Rompiendo los protocolos que en casos similares se acostumbran en el Vaticano, el Arzobispo mártir de El Salvador, Óscar Arnulfo Romero, ha sido beatificado – paso previo a la canonización – en la propia capital del país hermano. A poca distancia del lugar donde fue asesinado mientras celebraba la Eucaristía y ante miles y miles de esa gentes que él amó y por cuya liberación ofrendó su vida y derramó su sangre, ante autoridades eclesiásticas y civiles, más aun, ante la mirada del mundo entero, pues esa ceremonia se convirtió en el acontecimiento del día en la prensa mundial, Mons. Romero hizo realidad con creces aquello de que «si me matan resucitaré en mi pueblo». Pero Mons. Romero se quedó corto. No solo resucitó en su pueblo, en su patria salvadoreña, sino en el mundo entero. Oscar Arnulfo Romero, el tímido clérigo cuya heroica lucha por la dignidad de su pueblo lo convirtió en gigante, ha saltado a la historia como el más noble símbolo de Nuestra América.

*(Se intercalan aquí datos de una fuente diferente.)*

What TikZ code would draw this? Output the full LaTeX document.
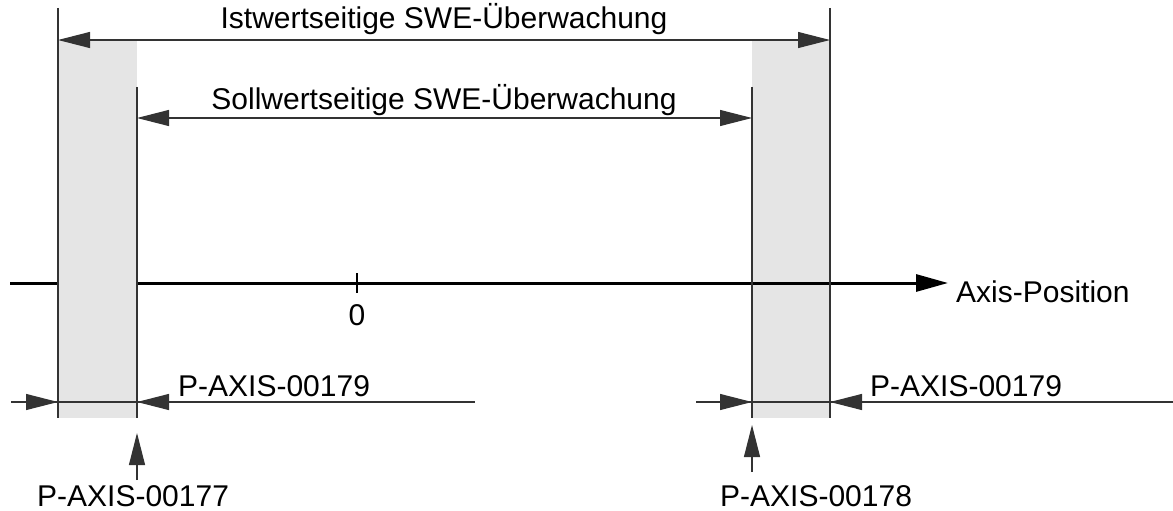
\documentclass[tikz,border=0pt]{standalone}
\usepackage{fontspec}
\setmainfont{Liberation Sans}
\usetikzlibrary{arrows.meta}
\definecolor{band}{HTML}{E5E5E5}
\tikzset{
  thin line/.style={draw=black!80, line width=1.1pt},
  dim/.style={thin line, -{Triangle[length=32pt,width=16pt]}},
  dimboth/.style={thin line, {Triangle[length=32pt,width=16pt]}-{Triangle[length=32pt,width=16pt]}},
  axisline/.style={draw=black, line width=3pt, -{Triangle[length=32pt,width=17pt]}},
  lbl/.style={inner sep=0pt, font=\fontsize{30}{36}\selectfont},
}
\begin{document}
\begin{tikzpicture}[x=1pt,y=-1pt]
\useasboundingbox (0,0) rectangle (1173,511);
% right band (axis drawn over it)
\fill[band] (752,40) rectangle (830,418);
% axis
\coordinate (ax0) at (10,283);
\coordinate (ax1) at (948,283);
\draw[axisline] (ax0) -- (ax1);
\node[lbl, anchor=base west] (axlbl) at (956,302) {Axis-Position};
\coordinate (tick0) at (357,273);
\coordinate (tick1) at (357,293);
\draw[draw=black, line width=2.5pt] (tick0) -- (tick1);
\node[lbl, anchor=base] (zero) at (357,325) {0};
% left band (covers axis)
\fill[band] (58,40) rectangle (137,418);
% vertical boundary lines
\coordinate (l1t) at (58,8);   \coordinate (l1b) at (58,418);
\coordinate (l2t) at (137,87); \coordinate (l2b) at (137,418);
\coordinate (r1t) at (752,87); \coordinate (r1b) at (752,418);
\coordinate (r2t) at (830,8);  \coordinate (r2b) at (830,418);
\draw[thin line] (l1t) -- (l1b);
\draw[thin line] (l2t) -- (l2b);
\draw[thin line] (r1t) -- (r1b);
\draw[thin line] (r2t) -- (r2b);
% top dimension
\coordinate (ist0) at (58,40);
\coordinate (ist1) at (830,40);
\draw[dimboth] (ist0) -- (ist1);
\node[lbl, anchor=base] (istlbl) at (444,29) {Istwertseitige SWE-Überwachung};
\coordinate (soll0) at (137,118);
\coordinate (soll1) at (752,118);
\draw[dimboth] (soll0) -- (soll1);
\node[lbl, anchor=base] (solllbl) at (444,109) {Sollwertseitige SWE-Überwachung};
% bottom left dimension
\coordinate (bl0) at (11,402);
\coordinate (bl1) at (475,402);
\draw[thin line] (bl0) -- (bl1);
\coordinate (bla) at (27,402);
\coordinate (blb) at (169,402);
\draw[dim] (bla) -- (l1b |- bla);
\draw[dim] (blb) -- (l2b |- blb);
\node[lbl, anchor=base west] (p179a) at (178,396) {P-AXIS-00179};
% bottom right dimension
\coordinate (br0) at (696,402);
\coordinate (br1) at (1173,402);
\draw[thin line] (br0) -- (br1);
\coordinate (bra) at (719,402);
\coordinate (brb) at (862,402);
\draw[dim] (bra) -- (r1b |- bra);
\draw[dim] (brb) -- (r2b |- brb);
\node[lbl, anchor=base west] (p179b) at (870,396) {P-AXIS-00179};
% lower pointers
\coordinate (p177t) at (137,480);
\coordinate (p177h) at (137,433);
\draw[dim] (p177t) -- (p177h);
\node[lbl, anchor=base west] (p177) at (37,506) {P-AXIS-00177};
\coordinate (p178t) at (752,472);
\coordinate (p178h) at (752,425);
\draw[dim] (p178t) -- (p178h);
\node[lbl, anchor=base west] (p178) at (720,506) {P-AXIS-00178};
\end{tikzpicture}
\end{document}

Por no sé porqué designios de la historia, lo cierto es que, desde el siglo pasado, las diversas regiones étnico-culturales y geográficas que configuran la humanidad se han dado un símbolo, un «mito» en el mejor sentido de la palabra, esto es, un modelo a seguir, una fuente de inspiración, una cátedra de los mejores y más elevados valores como legado espiritual para todos los pueblos de la tierra. Esos símbolos son hoy honra de la especie frente a la barbarie de otros individuos y otros acontecimientos que han llenado de sangre y dolor las páginas de la historia de los últimos siglos. El siglo XX ha sido el más tétrico y brutal de la historia de nuestra especie. Las dos guerras mundiales, el nazifascimo y la actual amenaza de un apocalipsis nuclear que podría acabar con toda manifestación de vida sobre la tierra, constituyen la irrefutable prueba de lo que acabo de decir. Mezcla de terror y de dolor configuran los sentimientos que aterran el corazón y la memoria reciente de la humanidad. Las noticias de acá y de acullá que a diario recibimos solo logran acrecentar esos aterradores sentimientos.
Pero frente a esta monstruosa barbarie, surgen como destellos de luz en medio de las tinieblas, algunos hombres que encarnan lo más noble del corazón humano en cada uno de los rincones que configuran la geografía y las culturas del planeta. Leon Tolstoi para los países europeos, Gandhi para los asiáticos, Luther King para los de Norteamérica, Mandela para el África…y ahora Mons. Romero para Nuestra América. Su legado de luz y de esperanza debe guiarnos sumergidos como estamos en la tenebrosa noche que ha sobrevenido a la id garn parte humanidad.
Por eso no podemos situar a Romero tan solo en los altares, sino tal como él fue en su vida real: sumergido en las luchas y dolores de su pueblo. Hizo suya la suerte y el destino de los más pobres y oprimidos. Romero nació en El Salvador pero hoy pertenece a todos los hombres y mujeres que sufren y luchan por la justicia social dondequiera que estén. Romero seguirá siempre vivo y actuando en cada corazón que palpite en busca de los sueños que lo llevaron a la inmortalidad. Su sangre ha sido semilla de vida.